Morinville doesn’t stink so badly now. Champion Pet Foods, the notorious source of the town’s foul odour, officially flipped the switch on a new $500,000 odour suppression system last Friday.

Morinville doesn’t stink so badly now.

Champion Pet Foods, the notorious source of the town’s foul odour, officially flipped the switch on a new $500,000 odour suppression system last Friday.

The addition of the new technology comes after years of complaints to the town and about a year of discussion with town representatives. The system should achieve an 80 per cent reduction in the odour level, said Champion president and CEO Frank Burdzy.

“We’re certainly very hopeful that people understand we’re still in a rural community and we’re still a manufacturing organization so to expect that anything would be 100 per cent would be difficult, but we’re doing everything we possibly can,” he said.

With the town’s help, Champion scoured the globe for the best technology available, Burdzy said. He noted that 80 per cent of the company’s employees live within nasal range of the facility.

“We’re very tied in with the community from a business perspective but on a very personal level as well. We want to be a very good corporate citizen and do what we can,” he said.

The plant has long been a source of complaints to the town but the griping really began to escalate about a year ago, said Mayor Lloyd Bertschi.

He works at RV City, which is in the same industrial park where Champion is based and knows first hand the effect of the emissions.

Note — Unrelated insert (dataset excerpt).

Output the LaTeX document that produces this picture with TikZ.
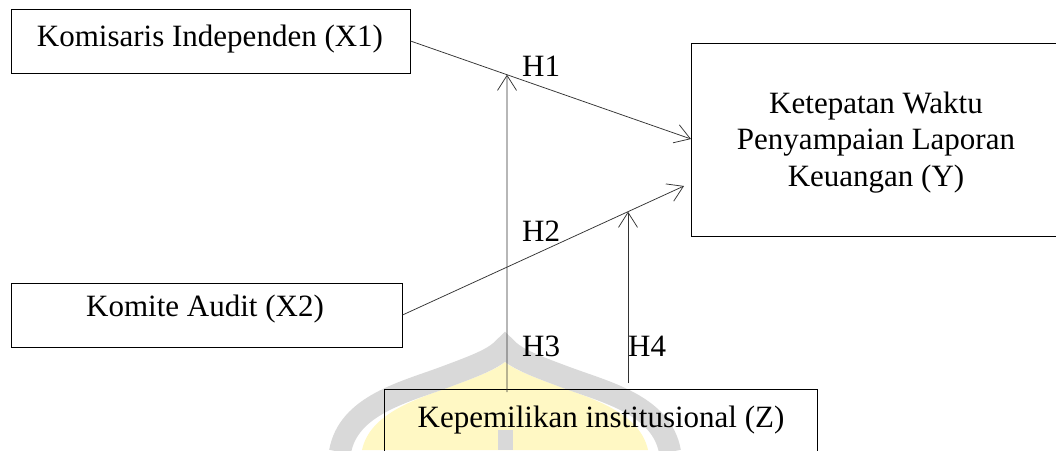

“When the wind is blowing the wrong direction it has made it very difficult,” Bertschi said. “Hopefully that’s better for all the businesses in the industrial park as well as for the people in the community.”

The town will provide Champion $60,000 in aid over the next five years through its Community at Large program, Bertschi said. He credited the company for shelling out $500,000 for a system that doesn’t improve productivity.

“I’m really glad that Champion took a leadership role. We had to prod and urge them of course, but they went ahead and did it,” he said.

The system uses a plasma-injector on each of the four stacks that contain steam from the plant’s cooking, cooling and drying processes, Burdzy said. The system breaks up odour molecules and incinerates them. It has been operating since Friday June 4, he said.

Deputy mayor Paul Krauskopf said the system is already making a difference.

“We haven’t had any smells in the past two weeks,” he said.

On hand to help flip the switch at the official ceremony was Matthew Haun, a Grade 4 student from Morinville’s Notre Dame school. This school year Haun’s class wrote stories called Penny and the Pet Food Factory, patterned after Charlie and the Chocolate Factory.

The class visited the Champion plant in March and Haun asked the managers why the plant smells so bad.

“It was probably three-quarters of the worst thing I’ve ever smelled,” he said in an interview, though he couldn’t recall any specific thing that smelled worse. At any rate, he’s happy the company has made changes.

“I won’t have to wake up and smell that odour,” he said.